The article continues:
Like us, most of Pennsylvania’s 20,000 home care workers care for a family member or close friend. We learned of this scheme by mail when we were asked to elect the United Home Care Workers of Pennsylvania — a partnership of the Service Employees International Union (SEIU) and the American Federation of State, County, and Municipal Employees (AFSCME) to represent us against our “employer.”
To represent us against our son.
Mr. Wolf went out of his way to share our names and contact information, without our consent or request, with those unions. The governor further stacked the deck by lowering the standard participation requirements for union elections. In the end, the union won with just 13 percent of home care workers voting “yes.”

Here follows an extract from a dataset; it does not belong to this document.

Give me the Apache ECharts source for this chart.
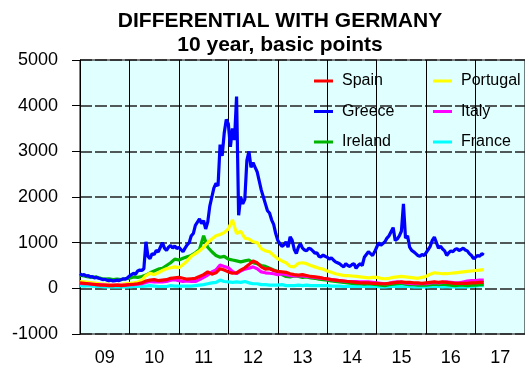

I’m not opposed to unions, but forced representation? How could a union possibly improve our family’s situation? So far, the only “improvement” they propose is to limit when and how we care for our own son.
What’s in it for the union? As much as $8 million in dues annually. It’s a case of political payback, pure and simple.
AFCSME and SEIU were two of the largest contributors to Mr. Wolf’s gubernatorial campaign, donating nearly $1.5 million between them.
This is an example of elected officials working against the interests of those who elected them and for the interests of big donators. This was on the state level, but obviously things are not any different on the federal level. The fact that the unions can make large donations to candidates is the reason I support the Citizens United Supreme Court decision. If unions can buy candidates, corporations should also be able to buy candidates. At least that provides some degree of balance. If the people of Pennsylvania are smart, they will remove Governor Wolf from office when the next election occurs. If they do not remove him, they deserve what they get. In the end, the voters decide what level of corruption they are willing to tolerate.